Вряд ли когда-нибудь я осмелился бы (даже если бы он прожил лет на пять-десять дольше) прийти к нему со стихами. Такие обдуманные визиты к великому человеку мало что дают: ты имеешь дело с человеком, оторванным от своих занятий, может быть, поджидающим парикмахера (как рассказал о своем посещении Пастернака Е. Рейн); ты имеешь дело с человеком — и только, а все лучшее, что он может тебе предложить, сказано им в стихах, на бумаге. Зато если ты пишешь стихи, можешь вообразить в них все, что угодно, в том числе — и разговор с любимым поэтом: “Читать Пастернаку — одно удовольствие! / Читал я стихи ему в воображении. / Во-первых, не страшно. / В своем разглагольствовании / И сам он — дитя, и широк, как все гении”. А заканчивается этот счастливый сон так: “И утро по горным отрогам развесило / Мечты, прагматизмом подбитые с краю. / И, что б ни сказал, соглашаться с ним весело. / Я тоже так думаю. Как? Я не знаю. / Не знаю. Но в сбоях стиха спазматических, / Как ни было б грустно и как одиноко, / Не ждет он от вас непременно трагических / Решений и выводов, только — намека”. Только намека — и за это знание о трагической подоплеке жизни и способности к ее преодолению, за юношеское “презрение к судьбе” (“Сохраню ль к судьбе презренье?” — как сказано у Пушкина) я ему и благодарен.
Мандельштам и по-человечески устроен иначе, и стихи его в этом смысле куда более сложны, противоречивы, многослойны, многосоставны. Но все равно в момент создания стихов, даже самых трагических, он бывал абсолютно счастлив — и это счастье передается нам, вызывая восхищение. “Я в львиный ров и в крепость погружен…” — так начинается одно из последних его стихотворений. Но вот как оно заканчивается: “Не ограничена еще моя пора: / И я сопровождал восторг вселенский, / Как вполголосая органная игра / Сопровождает голос женский” (1937). Не забываю проставить дату, чтобы было ясно, когда это написано.
А ведь это благодаря заступничеству Пастернака Мандельштам погиб не в 1934-м, а в 1938 году, а в 1935-м были выпущены на свободу после первого ареста Н. Пунин и Л. Гумилев. Может быть, перечислить тех, кому он писал в лагеря и кому помогал деньгами? Это и А. Эфрон, дочь Цветаевой, и Анастасия Цветаева, и переписка с женами Паоло Яшвили и Тициана Табидзе, и О. Ивинская, и помощь Ахматовой, Н. Я. Мандельштам… У Шаламова есть замечательный рассказ о том, каким счастьем было для него в ссылке получить письмо от Пастернака.
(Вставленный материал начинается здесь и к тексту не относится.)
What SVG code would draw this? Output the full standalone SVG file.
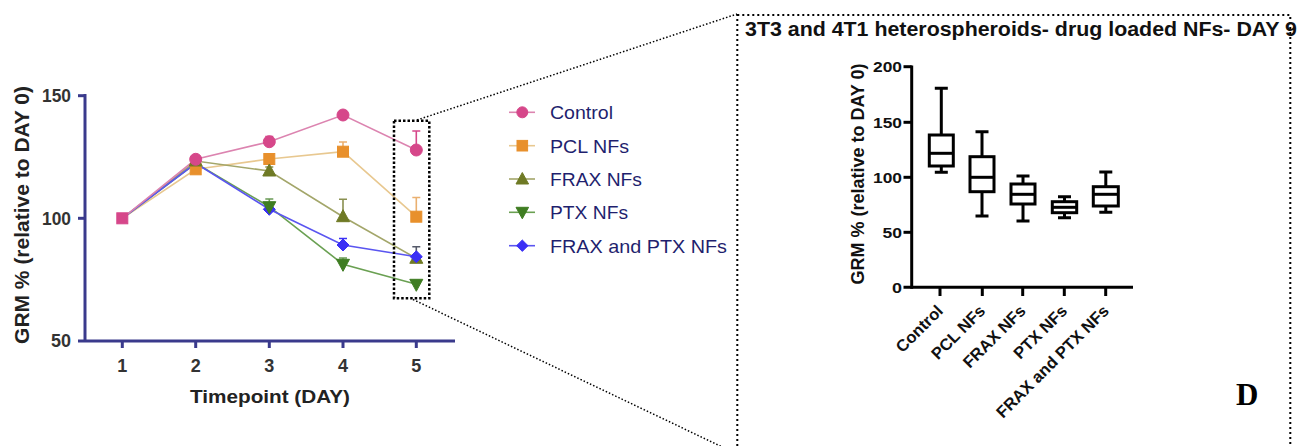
<svg xmlns="http://www.w3.org/2000/svg" width="1299" height="446" viewBox="0 0 1299 446">
<style>
  .ax{stroke:#3a3a8c;stroke-width:3;fill:none}
  .tk{font-family:"Liberation Sans",Arial,sans-serif;font-weight:bold;fill:#333}
  .lg{font-family:"Liberation Sans",Arial,sans-serif;font-size:19px;fill:#1f1f6e}
  .bx{stroke:#000;stroke-width:3;fill:#fff}
  .wk{stroke:#000;stroke-width:3;fill:none}
  .rt{font-family:"Liberation Sans",Arial,sans-serif;font-weight:bold;fill:#111}
  .dot{fill:none;stroke:#000;stroke-width:1.5;stroke-dasharray:1.5,2}
  .dbox{fill:none;stroke:#000;stroke-width:2.5;stroke-dasharray:2.5,2}
  .rbox{fill:none;stroke:#000;stroke-width:2;stroke-dasharray:2,3}
  .ctl{stroke:#d6478a;fill:#d6478a}
  .pcl{stroke:#e8902c;fill:#e8902c}
  .frx{stroke:#6f7a25;fill:#6f7a25}
  .ptx{stroke:#3f7d22;fill:#3f7d22}
  .blu{stroke:#3b30f5;fill:#3b30f5}
  .ln{fill:none;stroke-width:1.6}
  .eb{fill:none;stroke-width:1.6}
</style>

<g id="left-chart">
  <line class="ax" x1="85" y1="94" x2="85" y2="341"/>
  <line class="ax" x1="78" y1="341" x2="455" y2="341"/>
  <line class="ax" x1="78" y1="95.7" x2="85" y2="95.7"/>
  <line class="ax" x1="78" y1="218.3" x2="85" y2="218.3"/>
  <g class="ax">
    <line x1="122.3" y1="341" x2="122.3" y2="348"/>
    <line x1="195.7" y1="341" x2="195.7" y2="348"/>
    <line x1="269.3" y1="341" x2="269.3" y2="348"/>
    <line x1="343" y1="341" x2="343" y2="348"/>
    <line x1="416.3" y1="341" x2="416.3" y2="348"/>
  </g>
  <g class="tk" font-size="18" text-anchor="end">
    <text x="71" y="102" textLength="29" lengthAdjust="spacingAndGlyphs">150</text>
    <text x="71" y="224.5" textLength="29" lengthAdjust="spacingAndGlyphs">100</text>
    <text x="71" y="347" textLength="20" lengthAdjust="spacingAndGlyphs">50</text>
  </g>
  <g class="tk" font-size="18" text-anchor="middle">
    <text x="122.3" y="372">1</text>
    <text x="195.7" y="372">2</text>
    <text x="269.3" y="372">3</text>
    <text x="343" y="372">4</text>
    <text x="416.3" y="372">5</text>
  </g>
  <text class="tk" font-size="19" x="270" y="403" text-anchor="middle" textLength="160" lengthAdjust="spacingAndGlyphs" style="fill:#222">Timepoint  (DAY)</text>
  <text class="tk" font-size="21" text-anchor="middle" transform="translate(29,215) rotate(-90)" style="fill:#222">GRM % (relative to DAY 0)</text>

  <!-- lines -->
  <polyline class="ln" style="stroke:#e8c890" points="122.3,218.3 195.7,169.3 269.3,159 343,151.7 416.3,216.7"/>
  <polyline class="ln" style="stroke:#a3a66a" points="122.3,218.3 195.7,161 269.3,171 343,216.7 416.3,258.3"/>
  <polyline class="ln" style="stroke:#6aa052" points="122.3,218.3 195.7,163.3 269.3,206.7 343,264.3 416.3,284.3"/>
  <polyline class="ln" style="stroke:#5a55f0" points="122.3,218.3 195.7,163.3 269.3,209.3 343,245 416.3,256.7"/>
  <polyline class="ln" style="stroke:#dc84b0" points="122.3,218.3 195.7,159.3 269.3,141.7 343,115 416.3,150"/>

  <!-- error bars -->
  <g class="eb">
    <path class="ctl" style="fill:none" d="M269.3,141.7V136.5M265.3,136.5H273.3M343,115V111M339,111H347M416.3,150V131M412.3,131H420.3"/>
    <path class="pcl" style="fill:none;stroke:#eab070" d="M269.3,159V155.5M265.3,155.5H273.3M343,151.7V142M339,142H347M416.3,216.7V197.5M412.3,197.5H420.3"/>
    <path class="frx" style="fill:none;stroke:#8a9050" d="M269.3,171V167M265.3,167H273.3M343,216.7V199.3M339,199.3H347"/>
    <path class="ptx" style="fill:none;stroke:#6a9a55" d="M269.3,206.7V199M265.3,199H273.3M343,264.3V258M339,258H347"/>
    <path class="blu" style="fill:none" d="M343,245V238.5M339,238.5H347"/>
    <path style="fill:none;stroke:#555a6a" d="M416.3,256.7V246.7M412.3,246.7H420.3"/>
  </g>

  <!-- markers -->
  <g class="pcl">
    <rect x="190.2" y="163.8" width="11" height="11"/>
    <rect x="263.8" y="153.5" width="11" height="11"/>
    <rect x="337.5" y="146.2" width="11" height="11"/>
    <rect x="410.8" y="211.2" width="11" height="11"/>
  </g>
  <g class="frx">
    <polygon points="195.7,154 189.2,166 202.2,166"/>
    <polygon points="269.3,164 262.8,176 275.8,176"/>
    <polygon points="343,209.7 336.5,221.7 349.5,221.7"/>
    <polygon points="416.3,251.3 409.8,263.3 422.8,263.3"/>
  </g>
  <g class="blu">
    <polygon points="269.3,203.3 275.3,209.3 269.3,215.3 263.3,209.3"/>
    <polygon points="343,239 349,245 343,251 337,245"/>
    <polygon points="416.3,250.7 422.3,256.7 416.3,262.7 410.3,256.7"/>
  </g>
  <g class="ptx">
    <polygon points="269.3,213.7 262.8,201.7 275.8,201.7"/>
    <polygon points="343,271.3 336.5,259.3 349.5,259.3"/>
    <polygon points="416.3,291.3 409.8,279.3 422.8,279.3"/>
  </g>
  <g class="ctl">
    <rect x="116.8" y="212.8" width="11" height="11"/>
    <circle cx="195.7" cy="159.3" r="6"/>
    <circle cx="269.3" cy="141.7" r="6"/>
    <circle cx="343" cy="115" r="6"/>
    <circle cx="416.3" cy="150" r="6"/>
  </g>
</g>

<g id="legend">
  <g id="leg-control">
    <line style="stroke:#dc84b0" stroke-width="1.6" x1="509" y1="112.3" x2="535" y2="112.3"/>
    <circle class="ctl" cx="522.3" cy="112.3" r="5.5"/>
    <text class="lg" x="550" y="119" textLength="63" lengthAdjust="spacingAndGlyphs">Control</text>
  </g>
  <g id="leg-pcl">
    <line style="stroke:#e8c890" stroke-width="1.6" x1="509" y1="145.7" x2="535" y2="145.7"/>
    <rect class="pcl" x="517" y="140.4" width="10.6" height="10.6"/>
    <text class="lg" x="550" y="152.5" textLength="79" lengthAdjust="spacingAndGlyphs">PCL NFs</text>
  </g>
  <g id="leg-frax">
    <line style="stroke:#a3a66a" stroke-width="1.6" x1="509" y1="179" x2="535" y2="179"/>
    <polygon class="frx" points="522.3,172.5 516,184 528.6,184"/>
    <text class="lg" x="550" y="186" textLength="92" lengthAdjust="spacingAndGlyphs">FRAX NFs</text>
  </g>
  <g id="leg-ptx">
    <line style="stroke:#6aa052" stroke-width="1.6" x1="509" y1="212.3" x2="535" y2="212.3"/>
    <polygon class="ptx" points="522.3,218.8 516,207.3 528.6,207.3"/>
    <text class="lg" x="550" y="219.3" textLength="78" lengthAdjust="spacingAndGlyphs">PTX NFs</text>
  </g>
  <g id="leg-fraxptx">
    <line style="stroke:#5a55f0" stroke-width="1.6" x1="509" y1="245.7" x2="535" y2="245.7"/>
    <polygon class="blu" points="522.3,240 528,245.7 522.3,251.4 516.6,245.7"/>
    <text class="lg" x="550" y="252.7" textLength="177" lengthAdjust="spacingAndGlyphs">FRAX and PTX NFs</text>
  </g>
</g>

<g id="connectors">
  <rect class="dbox" x="394" y="120.7" width="35.3" height="177.6"/>
  <line class="dot" x1="417" y1="120" x2="737" y2="14"/>
  <line class="dot" x1="413" y1="299.5" x2="737" y2="454"/>
</g>

<g id="right-panel">
  <rect class="rbox" x="737.3" y="15" width="553" height="445"/>
  <text class="rt" font-size="20" x="745" y="35.5" textLength="552" lengthAdjust="spacingAndGlyphs">3T3 and 4T1 heterospheroids- drug loaded NFs- DAY 9</text>

  <g id="box-axes">
    <line class="wk" x1="911.7" y1="65.5" x2="911.7" y2="288.8"/>
    <line class="wk" x1="903.5" y1="287.3" x2="1133" y2="287.3"/>
    <g class="wk">
      <line x1="903.5" y1="66.7" x2="911.7" y2="66.7"/>
      <line x1="903.5" y1="122.3" x2="911.7" y2="122.3"/>
      <line x1="903.5" y1="177.3" x2="911.7" y2="177.3"/>
      <line x1="903.5" y1="232.3" x2="911.7" y2="232.3"/>
      <line x1="940" y1="287.3" x2="940" y2="296"/>
      <line x1="982.3" y1="287.3" x2="982.3" y2="296"/>
      <line x1="1022.7" y1="287.3" x2="1022.7" y2="296"/>
      <line x1="1064.3" y1="287.3" x2="1064.3" y2="296"/>
      <line x1="1105.7" y1="287.3" x2="1105.7" y2="296"/>
    </g>
    <g class="rt" font-size="15.5" text-anchor="end">
      <text x="902" y="72" textLength="29" lengthAdjust="spacingAndGlyphs">200</text>
      <text x="902" y="127.6" textLength="29" lengthAdjust="spacingAndGlyphs">150</text>
      <text x="902" y="182.6" textLength="29" lengthAdjust="spacingAndGlyphs">100</text>
      <text x="902" y="237.6" textLength="19.5" lengthAdjust="spacingAndGlyphs">50</text>
      <text x="902" y="292.6" textLength="10" lengthAdjust="spacingAndGlyphs">0</text>
    </g>
    <text class="rt" font-size="18" text-anchor="middle" transform="translate(864,174) rotate(-90)">GRM % (relative to DAY 0)</text>
    <g class="rt" font-size="16.5" text-anchor="end">
      <text transform="translate(944,312) rotate(-45)">Control</text>
      <text transform="translate(986.3,312) rotate(-45)">PCL NFs</text>
      <text transform="translate(1026.7,312) rotate(-45)">FRAX NFs</text>
      <text transform="translate(1068.3,312) rotate(-45)">PTX NFs</text>
      <text transform="translate(1110,312) rotate(-45)">FRAX and PTX NFs</text>
    </g>
  </g>

  <g id="box-control">
    <path class="wk" d="M941.3,88.3V135M941.3,166V172.3M934.8,88.3H947.8M934.8,172.3H947.8"/>
    <rect class="bx" x="929.3" y="135" width="24" height="31"/>
    <line class="wk" x1="929.3" y1="153.3" x2="953.3" y2="153.3"/>
  </g>
  <g id="box-pcl">
    <path class="wk" d="M982,131.7V156.7M982,191.7V216M975.5,131.7H988.5M975.5,216H988.5"/>
    <rect class="bx" x="970" y="156.7" width="24" height="35"/>
    <line class="wk" x1="970" y1="177.3" x2="994" y2="177.3"/>
  </g>
  <g id="box-frax">
    <path class="wk" d="M1023,176V184M1023,204V221M1016.5,176H1029.5M1016.5,221H1029.5"/>
    <rect class="bx" x="1011" y="184" width="24" height="20"/>
    <line class="wk" x1="1011" y1="194.3" x2="1035" y2="194.3"/>
  </g>
  <g id="box-ptx">
    <path class="wk" d="M1064.5,196.7V201.7M1064.5,212.7V217.7M1058,196.7H1071M1058,217.7H1071"/>
    <rect class="bx" x="1052.3" y="201.7" width="24.4" height="11"/>
    <line class="wk" x1="1052.3" y1="207.3" x2="1076.7" y2="207.3"/>
  </g>
  <g id="box-fraxptx">
    <path class="wk" d="M1105.8,172V186.7M1105.8,206V212.3M1099.3,172H1112.3M1099.3,212.3H1112.3"/>
    <rect class="bx" x="1093.3" y="186.7" width="25" height="19.3"/>
    <line class="wk" x1="1093.3" y1="194.3" x2="1118.3" y2="194.3"/>
  </g>

  <text x="1236" y="405" font-family="Liberation Serif, 'Times New Roman', serif" font-weight="bold" font-size="31" fill="#000">D</text>
</g>
</svg>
А вот еще одна удивительная подробность: на банкете в Минске в феврале 1936 года, венчавшем писательский пленум, Пастернак провозгласил тост за Мандельштама, находившегося в воронежской ссылке!
А не напиши он “известинских стихов”, не сделай соответствующих переводов с грузинского — его бы точно уничтожили в тридцать седьмом году, уничтожили хотя бы за дружбу с Бухариным, назвавшим его лучшим поэтом в своем докладе на писательском съезде. Кстати сказать, и написаны два “сталинских” стихотворения (второе — “Я понял: всё живо…”), и напечатаны в “Известиях” по просьбе главного редактора — Бухарина, в то время уже превращенного в тень и обреченного на уничтожение. На обратной стороне машинописного текста Пастернак записал в 1956 году: “Бухарину хотелось, чтобы такая вещь была написана, стихотворение было радостью для него”.
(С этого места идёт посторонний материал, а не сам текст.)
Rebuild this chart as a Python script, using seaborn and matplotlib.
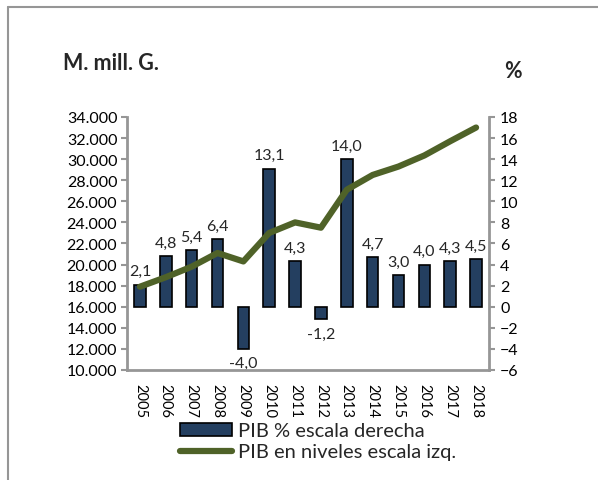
import numpy as np
import pandas as pd
import matplotlib
matplotlib.use("Agg")
import matplotlib.pyplot as plt
import seaborn as sns
from matplotlib.patches import Rectangle
from matplotlib.lines import Line2D
from matplotlib.ticker import FuncFormatter

years = [str(y) for y in range(2005, 2019)]
pib_pct = [2.1, 4.8, 5.4, 6.4, -4.0, 13.1, 4.3, -1.2, 14.0, 4.7, 3.0, 4.0, 4.3, 4.5]
pib_niveles = [17900, 18800, 19800, 21100, 20300, 23000, 24000, 23500,
               27100, 28500, 29300, 30350, 31700, 33000]

bar_label = "PIB % escala derecha"
line_label = "PIB en niveles escala izq."

df = pd.DataFrame({"anio": years, "pct": pib_pct, "niveles": pib_niveles})
df["pos"] = np.arange(len(df))

sns.set_style("white")
plt.rcParams["font.family"] = ["Lato", "DejaVu Sans"]

bar_color = "#243f60"
line_color = "#4f6228"
spine_gray = "#969696"

fig = plt.figure(figsize=(5.98, 4.81), dpi=100)
ax1 = fig.add_axes([0.2124, 0.2287, 0.6053, 0.526])
ax2 = ax1.twinx()

# bars on the right axis
sns.barplot(data=df, x="anio", y="pct", ax=ax2, color=bar_color,
            width=0.45, edgecolor="black", linewidth=1.2, saturation=1)
ax2.set_ylim(-6, 18)
ax2.set_yticks(range(-6, 19, 2))
for p, v in zip(df["pos"], df["pct"]):
    txt = f"{v:.1f}".replace(".", ",")
    if v >= 0:
        ax2.text(p, v + 0.6, txt, ha="center", va="bottom", fontsize=11.5)
    else:
        ax2.text(p, v - 0.7, txt, ha="center", va="top", fontsize=11.5)

# line on the left axis, drawn above the bars
sns.lineplot(data=df, x="pos", y="niveles", ax=ax1, color=line_color, linewidth=4.5)
ax1.set_ylim(10000, 34000)
ax1.set_yticks(range(10000, 34001, 2000))
ax1.yaxis.set_major_formatter(FuncFormatter(lambda v, _: f"{int(v):,}".replace(",", ".")))
ax1.set_zorder(ax2.get_zorder() + 1)
ax1.patch.set_visible(False)

ax1.set_xlim(-0.5, len(years) - 0.5)
ax2.set_xlim(-0.5, len(years) - 0.5)
ax1.set_xticks(df["pos"])
ax1.set_xticklabels(years, rotation=-90)

for ax in (ax1, ax2):
    ax.set_xlabel("")
    ax.set_ylabel("")
    for s in ax.spines.values():
        s.set_visible(False)
    ax.tick_params(labelsize=11.5, colors="black")

ax1.spines["left"].set_visible(True)
ax1.spines["bottom"].set_visible(True)
ax2.spines["right"].set_visible(True)
for s in (ax1.spines["left"], ax1.spines["bottom"], ax2.spines["right"]):
    s.set_color(spine_gray)
    s.set_linewidth(2)
ax1.tick_params(axis="y", which="major", left=True, length=4, width=1.5, color=spine_gray, pad=3)
ax1.tick_params(axis="x", bottom=False, pad=6, labelsize=10.5)
ax2.tick_params(axis="y", which="major", right=True, length=4, width=1.5, color=spine_gray, pad=4)
ax2.tick_params(axis="x", bottom=False, labelbottom=False)

fig.text(0.105, 0.855, "M. mill. G.", fontsize=15.5, fontweight="bold", ha="left", va="baseline")
fig.text(0.843, 0.838, "%", fontsize=15.5, fontweight="bold", ha="left", va="baseline")

handles = [Rectangle((0, 0), 1, 1, facecolor=bar_color, edgecolor="black", linewidth=1.2),
           Line2D([0], [0], color=line_color, linewidth=4.5)]
fig.legend(handles, [bar_label, line_label], loc="upper left",
           bbox_to_anchor=(0.301, 0.12), bbox_transform=fig.transFigure,
           frameon=False, fontsize=14.5, handlelength=2.6, handleheight=0.6,
           handletextpad=0.3, labelspacing=0.2, borderaxespad=0, borderpad=0)

# outer frame (top and left only)
fig.add_artist(Line2D([0.0134, 0.0134], [0, 0.983], color=spine_gray, linewidth=1.5,
                      transform=fig.transFigure))
fig.add_artist(Line2D([0.0134, 1.0], [0.983, 0.983], color=spine_gray, linewidth=1.5,
                      transform=fig.transFigure))

fig.savefig("out.png", dpi=100)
Но ведь вы любите “Август” Пастернака, “Зимнюю ночь”, “Гамлета”, “Гефсиманский сад”, “Ночь” (“И страшным, страшным креном / К другим каким-нибудь / Неведомым вселенным / Повернут Млечный Путь”), “В больнице” — ничего этого бы не было.
Статья уже была написана, когда до меня дошли слухи о готовящихся памятниках вождю. В это трудно поверить, но говорят, Зураб Церетели, осчастлививший нас железным памятником Петру, возвышающимся над Москвой-рекой, как обгоревшая ель, уже изготовил к юбилейным победным торжествам памятник, посвященный Ялтинской конференции, — изваял руководящую тройку союзников: Сталина, Рузвельта и Черчилля. Если это так, не подкинуть ли ему еще одну идею: усадить на одной скамье, на манер незабвенной парочки в Горках, — Сталина и Мандельштама?